══ DATASET EXCERPT

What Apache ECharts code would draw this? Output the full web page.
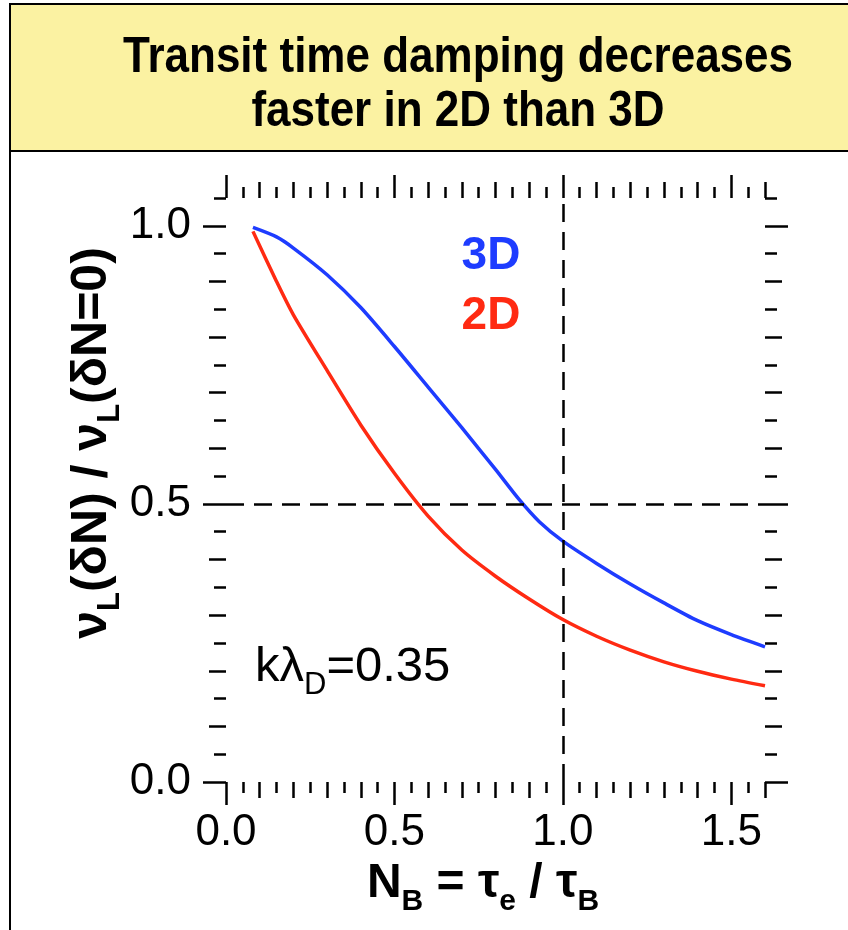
<!DOCTYPE html>
<html>
<head>
<meta charset="utf-8">
<script src="https://cdn.jsdelivr.net/npm/echarts@6/dist/echarts.min.js"></script>
<style>
html,body{margin:0;padding:0;background:#fff;}
#c{width:848px;height:930px;}
</style>
</head>
<body>
<div id="c"></div>
<script>
// ---- data ----
const nB3D = [0.08, 0.15, 0.20, 0.30, 0.40, 0.50, 0.60, 0.70, 0.80, 0.87, 0.93, 1.00, 1.10, 1.20, 1.30, 1.40, 1.50, 1.60];
const ratio3D = [0.997, 0.980, 0.960, 0.912, 0.853, 0.783, 0.710, 0.637, 0.562, 0.508, 0.468, 0.433, 0.393, 0.356, 0.322, 0.290, 0.265, 0.243];
const nB2D = [0.08, 0.15, 0.20, 0.30, 0.40, 0.50, 0.60, 0.70, 0.80, 0.90, 1.00, 1.10, 1.20, 1.30, 1.40, 1.50, 1.60];
const ratio2D = [0.990, 0.900, 0.840, 0.740, 0.642, 0.555, 0.478, 0.417, 0.370, 0.329, 0.292, 0.262, 0.237, 0.216, 0.199, 0.185, 0.173];

// tick values
const xMajorTicks = [0, 0.5, 1.0, 1.5];
const xMidTicks = [0.1, 0.2, 0.3, 0.4, 0.6, 0.7, 0.8, 0.9, 1.1, 1.2, 1.3, 1.4, 1.6];
const xMinorTicks = [0.05, 0.15, 0.25, 0.35, 0.45, 0.55, 0.65, 0.75, 0.85, 0.95, 1.05, 1.15, 1.25, 1.35, 1.45, 1.55];
const yMajorTicks = [0, 0.5, 1.0];
const yMidTicks = [0.1, 0.2, 0.3, 0.4, 0.6, 0.7, 0.8, 0.9];
const yMinorTicks = [0.05, 0.15, 0.25, 0.35, 0.45, 0.55, 0.65, 0.75, 0.85, 0.95, 1.05];
const xRange = [0, 1.6];
const yRange = [0, 1.05];
const refX = 1.0, refY = 0.5;

const FONT = '"Liberation Sans", Arial, Helvetica, sans-serif';
const BLUE = '#1e3cff';
const RED = '#ff2a12';
const TICKW = 2.5;

const chart = echarts.init(document.getElementById('c'), null, {renderer: 'canvas'});

const gridRect = {left: 226, right: 83, top: 198, bottom: 148};

function mkAxis(kind, grid, pos, ticks, len, labels) {
  const a = {
    type: 'value', gridIndex: grid, position: pos,
    min: kind === 'x' ? xRange[0] : yRange[0],
    max: kind === 'x' ? xRange[1] : yRange[1],
    axisLine: {show: false, onZero: false},
    splitLine: {show: false},
    axisTick: {show: true, inside: false, length: len, customValues: ticks,
      lineStyle: {color: '#000', width: TICKW}},
    axisLabel: {show: false}
  };
  if (labels) {
    a.axisLabel = {
      show: true, customValues: ticks, color: '#000', fontFamily: FONT, fontSize: 44,
      margin: kind === 'x' ? 29 : 35,
      formatter: v => Number(v).toFixed(1)
    };
  }
  return a;
}

const xAxes = [
  mkAxis('x', 0, 'bottom', xMajorTicks, 23, true),
  mkAxis('x', 0, 'top', xMajorTicks, 23, false),
  mkAxis('x', 1, 'bottom', xMidTicks, 16, false),
  mkAxis('x', 1, 'top', xMidTicks, 16, false),
  mkAxis('x', 2, 'bottom', xMinorTicks, 11, false),
  mkAxis('x', 2, 'top', xMinorTicks, 11, false)
];
const yAxes = [
  mkAxis('y', 0, 'left', yMajorTicks, 23, true),
  mkAxis('y', 0, 'right', yMajorTicks, 23, false),
  mkAxis('y', 1, 'left', yMidTicks, 17, false),
  mkAxis('y', 1, 'right', yMidTicks, 17, false),
  mkAxis('y', 2, 'left', yMinorTicks, 12, false),
  mkAxis('y', 2, 'right', yMinorTicks, 12, false)
];

const option = {
  animation: false,
  backgroundColor: '#fff',
  grid: [Object.assign({}, gridRect), Object.assign({}, gridRect), Object.assign({}, gridRect)],
  xAxis: xAxes,
  yAxis: yAxes,
  series: [
    {
      name: '3D', type: 'line', xAxisIndex: 0, yAxisIndex: 0,
      data: nB3D.map((x, i) => [x, ratio3D[i]]),
      showSymbol: false, smooth: 0.25,
      lineStyle: {color: BLUE, width: 3.5},
      markLine: {
        silent: true, symbol: ['none', 'none'], label: {show: false},
        lineStyle: {color: '#000', width: 2.5, type: [18, 10]},
        data: [{xAxis: refX}, {yAxis: refY}]
      },
      z: 3
    },
    {
      name: '2D', type: 'line', xAxisIndex: 0, yAxisIndex: 0,
      data: nB2D.map((x, i) => [x, ratio2D[i]]),
      showSymbol: false, smooth: 0.25,
      lineStyle: {color: RED, width: 3.5},
      z: 3
    }
  ],
  graphic: [
    {type: 'rect', shape: {x: 10, y: 4, width: 860, height: 147},
      style: {fill: '#fbf2a2', stroke: '#000', lineWidth: 2}, z: 0},
    {type: 'line', shape: {x1: 10, y1: 151, x2: 10, y2: 935},
      style: {stroke: '#000', lineWidth: 2}},
    {type: 'text', x: 458, y: 58, scaleY: 1.15,
      style: {text: 'Transit time damping decreases', font: 'bold 44px ' + FONT, fill: '#000', align: 'center', verticalAlign: 'middle'}},
    {type: 'text', x: 458, y: 112, scaleY: 1.15,
      style: {text: 'faster in 2D than 3D', font: 'bold 44px ' + FONT, fill: '#000', align: 'center', verticalAlign: 'middle'}},
    {type: 'text', x: 90, y: 443, rotation: Math.PI / 2,
      style: {
        text: '{a|ν}{s|L}{a|(δN) / ν}{s|L}{a|(δN=0)}',
        align: 'center', verticalAlign: 'middle', fill: '#000',
        rich: {
          a: {fontFamily: FONT, fontSize: 50, fontWeight: 'bold', lineHeight: 54, verticalAlign: 'bottom'},
          s: {fontFamily: FONT, fontSize: 31, fontWeight: 'bold', lineHeight: 31, verticalAlign: 'bottom', padding: [0, 0, -9, 0]}
        }
      }},
    {type: 'text', x: 483, y: 882,
      style: {
        text: '{a|N}{s|B}{a| = τ}{s|e}{a| / τ}{s|B}',
        align: 'center', verticalAlign: 'middle', fill: '#000',
        rich: {
          a: {fontFamily: FONT, fontSize: 48, fontWeight: 'bold', lineHeight: 52, verticalAlign: 'bottom'},
          s: {fontFamily: FONT, fontSize: 30, fontWeight: 'bold', lineHeight: 30, verticalAlign: 'bottom', padding: [0, 0, -9, 0]}
        }
      }},
    {type: 'text', x: 491, y: 256,
      style: {text: '3D', font: 'bold 46px ' + FONT, fill: BLUE, align: 'center', verticalAlign: 'middle'}},
    {type: 'text', x: 491, y: 316,
      style: {text: '2D', font: 'bold 46px ' + FONT, fill: RED, align: 'center', verticalAlign: 'middle'}},
    {type: 'text', x: 255, y: 666,
      style: {
        text: '{a|kλ}{s|D}{a|=0.35}',
        align: 'left', verticalAlign: 'middle', fill: '#000',
        rich: {
          a: {fontFamily: FONT, fontSize: 49, lineHeight: 52, verticalAlign: 'bottom'},
          s: {fontFamily: FONT, fontSize: 31, lineHeight: 31, verticalAlign: 'bottom', padding: [0, 0, -9, 0]}
        }
      }}
  ]
};
chart.setOption(option);
</script>
</body>
</html>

════

EXERCISE BRIEF ▸ Send back the data above word for word, with the pictures left out.

TASK RESPONSE ▸
What Apache ECharts code would draw this? Output the full web page.
<!DOCTYPE html>
<html>
<head>
<meta charset="utf-8">
<script src="https://cdn.jsdelivr.net/npm/echarts@6/dist/echarts.min.js"></script>
<style>
html,body{margin:0;padding:0;background:#fff;}
#c{width:848px;height:930px;}
</style>
</head>
<body>
<div id="c"></div>
<script>
// ---- data ----
const nB3D = [0.08, 0.15, 0.20, 0.30, 0.40, 0.50, 0.60, 0.70, 0.80, 0.87, 0.93, 1.00, 1.10, 1.20, 1.30, 1.40, 1.50, 1.60];
const ratio3D = [0.997, 0.980, 0.960, 0.912, 0.853, 0.783, 0.710, 0.637, 0.562, 0.508, 0.468, 0.433, 0.393, 0.356, 0.322, 0.290, 0.265, 0.243];
const nB2D = [0.08, 0.15, 0.20, 0.30, 0.40, 0.50, 0.60, 0.70, 0.80, 0.90, 1.00, 1.10, 1.20, 1.30, 1.40, 1.50, 1.60];
const ratio2D = [0.990, 0.900, 0.840, 0.740, 0.642, 0.555, 0.478, 0.417, 0.370, 0.329, 0.292, 0.262, 0.237, 0.216, 0.199, 0.185, 0.173];

// tick values
const xMajorTicks = [0, 0.5, 1.0, 1.5];
const xMidTicks = [0.1, 0.2, 0.3, 0.4, 0.6, 0.7, 0.8, 0.9, 1.1, 1.2, 1.3, 1.4, 1.6];
const xMinorTicks = [0.05, 0.15, 0.25, 0.35, 0.45, 0.55, 0.65, 0.75, 0.85, 0.95, 1.05, 1.15, 1.25, 1.35, 1.45, 1.55];
const yMajorTicks = [0, 0.5, 1.0];
const yMidTicks = [0.1, 0.2, 0.3, 0.4, 0.6, 0.7, 0.8, 0.9];
const yMinorTicks = [0.05, 0.15, 0.25, 0.35, 0.45, 0.55, 0.65, 0.75, 0.85, 0.95, 1.05];
const xRange = [0, 1.6];
const yRange = [0, 1.05];
const refX = 1.0, refY = 0.5;

const FONT = '"Liberation Sans", Arial, Helvetica, sans-serif';
const BLUE = '#1e3cff';
const RED = '#ff2a12';
const TICKW = 2.5;

const chart = echarts.init(document.getElementById('c'), null, {renderer: 'canvas'});

const gridRect = {left: 226, right: 83, top: 198, bottom: 148};

function mkAxis(kind, grid, pos, ticks, len, labels) {
  const a = {
    type: 'value', gridIndex: grid, position: pos,
    min: kind === 'x' ? xRange[0] : yRange[0],
    max: kind === 'x' ? xRange[1] : yRange[1],
    axisLine: {show: false, onZero: false},
    splitLine: {show: false},
    axisTick: {show: true, inside: false, length: len, customValues: ticks,
      lineStyle: {color: '#000', width: TICKW}},
    axisLabel: {show: false}
  };
  if (labels) {
    a.axisLabel = {
      show: true, customValues: ticks, color: '#000', fontFamily: FONT, fontSize: 44,
      margin: kind === 'x' ? 29 : 35,
      formatter: v => Number(v).toFixed(1)
    };
  }
  return a;
}

const xAxes = [
  mkAxis('x', 0, 'bottom', xMajorTicks, 23, true),
  mkAxis('x', 0, 'top', xMajorTicks, 23, false),
  mkAxis('x', 1, 'bottom', xMidTicks, 16, false),
  mkAxis('x', 1, 'top', xMidTicks, 16, false),
  mkAxis('x', 2, 'bottom', xMinorTicks, 11, false),
  mkAxis('x', 2, 'top', xMinorTicks, 11, false)
];
const yAxes = [
  mkAxis('y', 0, 'left', yMajorTicks, 23, true),
  mkAxis('y', 0, 'right', yMajorTicks, 23, false),
  mkAxis('y', 1, 'left', yMidTicks, 17, false),
  mkAxis('y', 1, 'right', yMidTicks, 17, false),
  mkAxis('y', 2, 'left', yMinorTicks, 12, false),
  mkAxis('y', 2, 'right', yMinorTicks, 12, false)
];

const option = {
  animation: false,
  backgroundColor: '#fff',
  grid: [Object.assign({}, gridRect), Object.assign({}, gridRect), Object.assign({}, gridRect)],
  xAxis: xAxes,
  yAxis: yAxes,
  series: [
    {
      name: '3D', type: 'line', xAxisIndex: 0, yAxisIndex: 0,
      data: nB3D.map((x, i) => [x, ratio3D[i]]),
      showSymbol: false, smooth: 0.25,
      lineStyle: {color: BLUE, width: 3.5},
      markLine: {
        silent: true, symbol: ['none', 'none'], label: {show: false},
        lineStyle: {color: '#000', width: 2.5, type: [18, 10]},
        data: [{xAxis: refX}, {yAxis: refY}]
      },
      z: 3
    },
    {
      name: '2D', type: 'line', xAxisIndex: 0, yAxisIndex: 0,
      data: nB2D.map((x, i) => [x, ratio2D[i]]),
      showSymbol: false, smooth: 0.25,
      lineStyle: {color: RED, width: 3.5},
      z: 3
    }
  ],
  graphic: [
    {type: 'rect', shape: {x: 10, y: 4, width: 860, height: 147},
      style: {fill: '#fbf2a2', stroke: '#000', lineWidth: 2}, z: 0},
    {type: 'line', shape: {x1: 10, y1: 151, x2: 10, y2: 935},
      style: {stroke: '#000', lineWidth: 2}},
    {type: 'text', x: 458, y: 58, scaleY: 1.15,
      style: {text: 'Transit time damping decreases', font: 'bold 44px ' + FONT, fill: '#000', align: 'center', verticalAlign: 'middle'}},
    {type: 'text', x: 458, y: 112, scaleY: 1.15,
      style: {text: 'faster in 2D than 3D', font: 'bold 44px ' + FONT, fill: '#000', align: 'center', verticalAlign: 'middle'}},
    {type: 'text', x: 90, y: 443, rotation: Math.PI / 2,
      style: {
        text: '{a|ν}{s|L}{a|(δN) / ν}{s|L}{a|(δN=0)}',
        align: 'center', verticalAlign: 'middle', fill: '#000',
        rich: {
          a: {fontFamily: FONT, fontSize: 50, fontWeight: 'bold', lineHeight: 54, verticalAlign: 'bottom'},
          s: {fontFamily: FONT, fontSize: 31, fontWeight: 'bold', lineHeight: 31, verticalAlign: 'bottom', padding: [0, 0, -9, 0]}
        }
      }},
    {type: 'text', x: 483, y: 882,
      style: {
        text: '{a|N}{s|B}{a| = τ}{s|e}{a| / τ}{s|B}',
        align: 'center', verticalAlign: 'middle', fill: '#000',
        rich: {
          a: {fontFamily: FONT, fontSize: 48, fontWeight: 'bold', lineHeight: 52, verticalAlign: 'bottom'},
          s: {fontFamily: FONT, fontSize: 30, fontWeight: 'bold', lineHeight: 30, verticalAlign: 'bottom', padding: [0, 0, -9, 0]}
        }
      }},
    {type: 'text', x: 491, y: 256,
      style: {text: '3D', font: 'bold 46px ' + FONT, fill: BLUE, align: 'center', verticalAlign: 'middle'}},
    {type: 'text', x: 491, y: 316,
      style: {text: '2D', font: 'bold 46px ' + FONT, fill: RED, align: 'center', verticalAlign: 'middle'}},
    {type: 'text', x: 255, y: 666,
      style: {
        text: '{a|kλ}{s|D}{a|=0.35}',
        align: 'left', verticalAlign: 'middle', fill: '#000',
        rich: {
          a: {fontFamily: FONT, fontSize: 49, lineHeight: 52, verticalAlign: 'bottom'},
          s: {fontFamily: FONT, fontSize: 31, lineHeight: 31, verticalAlign: 'bottom', padding: [0, 0, -9, 0]}
        }
      }}
  ]
};
chart.setOption(option);
</script>
</body>
</html>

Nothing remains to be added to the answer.